The Foreign Correspondents’ Club of China yesterday released a report on working conditions for journalists in the country which found Chinese authorities are “using visas as weapons against the foreign press like never before”.
It said a record number of at least 12 correspondents had received visas of six months or less in 2019 compared to the usual one year, creating “much uncertainty” for journalists at outlets including the BBC, Telegraph and New York Times.
The FCCC said working conditions for foreign journalists in China had “markedly deteriorated” in 2019 as it shared fears authorities are preparing to expel more reporters.
The report said: “The influence and pressure brought to bear on foreign journalists in China reflects how Chinese authorities extend their reach and scope in chilling ways to ensure the ‘China story’ as but one narrative – theirs.

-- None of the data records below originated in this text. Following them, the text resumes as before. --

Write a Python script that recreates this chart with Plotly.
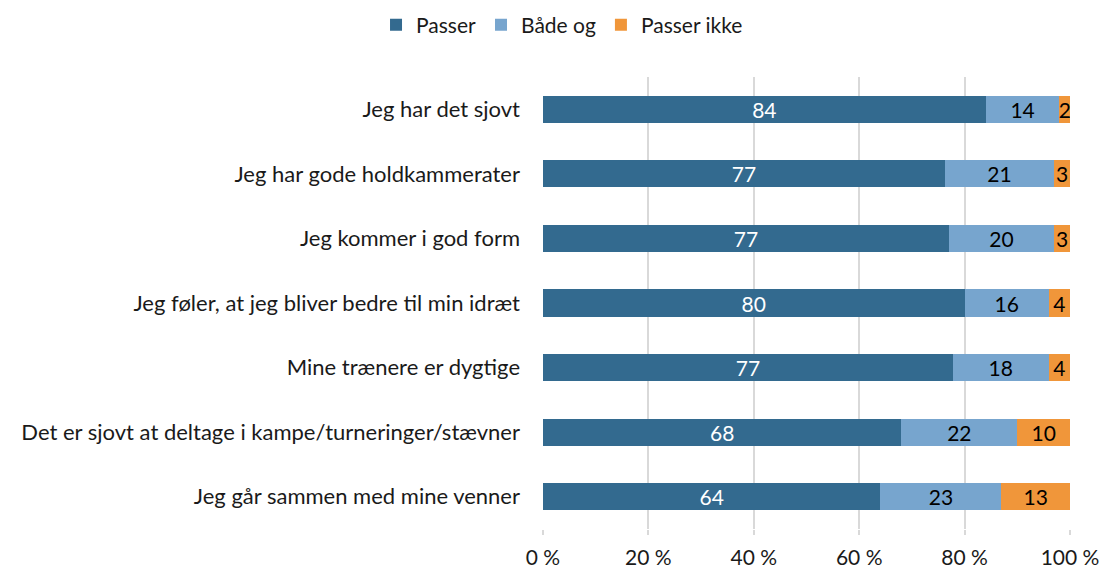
import plotly.graph_objects as go

categories = [
    "Jeg har det sjovt",
    "Jeg har gode holdkammerater",
    "Jeg kommer i god form",
    "Jeg føler, at jeg bliver bedre til min idræt",
    "Mine trænere er dygtige",
    "Det er sjovt at deltage i kampe/turneringer/stævner",
    "Jeg går sammen med mine venner",
]
passer = [84, 77, 77, 80, 77, 68, 64]
baade_og = [14, 21, 20, 16, 18, 22, 23]
passer_ikke = [2, 3, 3, 4, 4, 10, 13]

series = [
    ("Passer", passer, "#336A8F", "white"),
    ("Både og", baade_og, "#77A5CE", "black"),
    ("Passer ikke", passer_ikke, "#F0963A", "black"),
]

FONT = "Lato"
FS = 21
fig = go.Figure()
for name, vals, color, tcolor in series:
    fig.add_trace(go.Bar(
        name=name, y=categories, x=vals, orientation="h",
        marker=dict(color=color, line=dict(width=0)),
        text=vals, texttemplate="%{text}", textposition="inside",
        insidetextanchor="middle", textangle=0,
        insidetextfont=dict(color=tcolor, size=FS, family=FONT),
        constraintext="none",
    ))

fig.update_layout(
    barmode="stack", barnorm="percent", bargap=0.58,
    width=1102, height=570,
    margin=dict(l=543, r=32, t=77, b=41, autoexpand=False),
    paper_bgcolor="white", plot_bgcolor="white",
    font=dict(family=FONT, size=FS, color="#1a1a1a"),
    uniformtext=dict(minsize=FS, mode="show"),
    legend=dict(orientation="h", x=0.51, xanchor="center", xref="container",
                y=0.992, yanchor="top", yref="container",
                font=dict(size=FS), traceorder="normal", itemwidth=30),
    xaxis=dict(range=[0, 100], tickvals=[0, 20, 40, 60, 80, 100],
               ticktext=["0 %", "20 %", "40 %", "60 %", "80 %", "100 %"],
               showgrid=True, gridcolor="#D9D9D9", gridwidth=2,
               zeroline=False, ticks="outside", ticklen=5, tickcolor="#D9D9D9",
               tickwidth=2, ticklabelstandoff=5, fixedrange=True, automargin=False,
               tickfont=dict(size=FS)),
    yaxis=dict(autorange="reversed", showgrid=False, ticks="", ticklabelstandoff=22,
               showline=False, automargin=False, tickfont=dict(size=22)),
)
fig.write_html("out.html", config={"displayModeBar": False},
               post_script="document.body.style.margin='0';document.body.style.overflow='hidden';")
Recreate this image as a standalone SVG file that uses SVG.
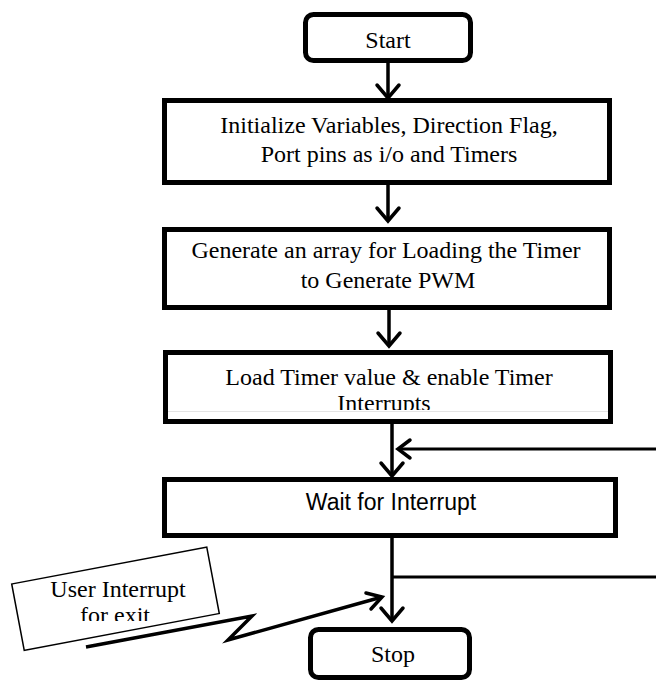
<svg xmlns="http://www.w3.org/2000/svg" width="656" height="682" viewBox="0 0 656 682">
<style>
.box{fill:#fff;stroke:#000;stroke-width:5}
.t{font-family:"Liberation Serif","Times New Roman",serif;font-size:24px;fill:#000;text-anchor:middle}
.s{font-family:"Liberation Sans",Arial,sans-serif;font-size:23px;fill:#000;text-anchor:middle}
.c{fill:none;stroke:#000;stroke-width:3.5;stroke-linecap:butt;stroke-linejoin:miter}
.h{fill:none;stroke:#000;stroke-width:3.5;stroke-linecap:round;stroke-linejoin:miter}
</style>
<defs>
<clipPath id="clipLoad"><rect x="160" y="340" width="460" height="70"/></clipPath>
<clipPath id="clipUser"><rect x="0" y="560" width="260" height="61"/></clipPath>
</defs>
<rect width="656" height="682" fill="#fff"/>
<g id="connectors">
<path class="c" d="M388 63V97"/><path class="h" d="M377 85L388 98L399 85"/>
<path class="c" d="M388 185V220"/><path class="h" d="M377 208L388 221L399 208"/>
<path class="c" d="M389 310V345"/><path class="h" d="M378 333L389 346L400 333"/>
<path class="c" d="M392 424V475"/><path class="h" d="M381 463L392 476L403 463"/>
<path class="c" d="M656 449H398" style="stroke-width:3"/><path class="h" d="M410 440L398 449L410 458"/>
<path class="c" d="M392 538V620"/><path class="h" d="M381 608L392 621L403 608"/>
<path class="c" d="M392 577H656" style="stroke-width:3"/>
</g>
<g id="start"><rect class="box" x="305.5" y="14.5" width="165" height="46" rx="8"/><text class="t" x="388" y="48">Start</text></g>
<g id="init"><rect class="box" x="164.5" y="100.5" width="445" height="82"/><text class="t" x="389" y="133">Initialize Variables, Direction Flag,</text><text class="t" x="389" y="162">Port pins as i/o and Timers</text></g>
<g id="generate"><rect class="box" x="164.5" y="229.5" width="445" height="78"/><text class="t" x="386" y="258">Generate an array for Loading the Timer</text><text class="t" x="388" y="288">to Generate PWM</text></g>
<g id="load"><rect class="box" x="165.5" y="352.5" width="445" height="69"/><line x1="168" y1="411.5" x2="608" y2="411.5" stroke="#e4e4e4" stroke-width="1"/><g clip-path="url(#clipLoad)"><text class="t" x="389" y="385">Load Timer value &amp; enable Timer</text><text class="t" x="384" y="411">Interrupts</text></g></g>
<g id="wait"><rect class="box" x="164.5" y="479.5" width="451" height="56"/><text class="s" x="391" y="510">Wait for Interrupt</text></g>
<g id="stop"><rect class="box" x="310.5" y="629.5" width="159" height="48" rx="8"/><text class="t" x="393" y="662">Stop</text></g>
<g id="user"><rect x="-99.25" y="-33.75" width="198.5" height="67.5" fill="#fff" stroke="#000" stroke-width="1.5" transform="translate(115.5 598.75) rotate(-10.7)"/><text class="t" x="118" y="597">User Interrupt</text><g clip-path="url(#clipUser)"><text class="t" x="115" y="623">for exit</text></g></g>
<g id="lightning"><path d="M86 647L252 616L228 640L382 597" fill="none" stroke="#000" stroke-width="3.5" stroke-linejoin="miter"/><path class="h" d="M366 593L382 597L371 609"/></g>
</svg>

“The continued decline in reporting conditions in China, year on year, as mapped by this survey, should be a concern for all media organisations and governments, especially in the aftermath of the recent expulsions of the Wall Street Journal reporters.
“That concern should also extend to the Chinese people, who are demonstrably not being given the freedom of the press and freedom of speech granted in their constitution.”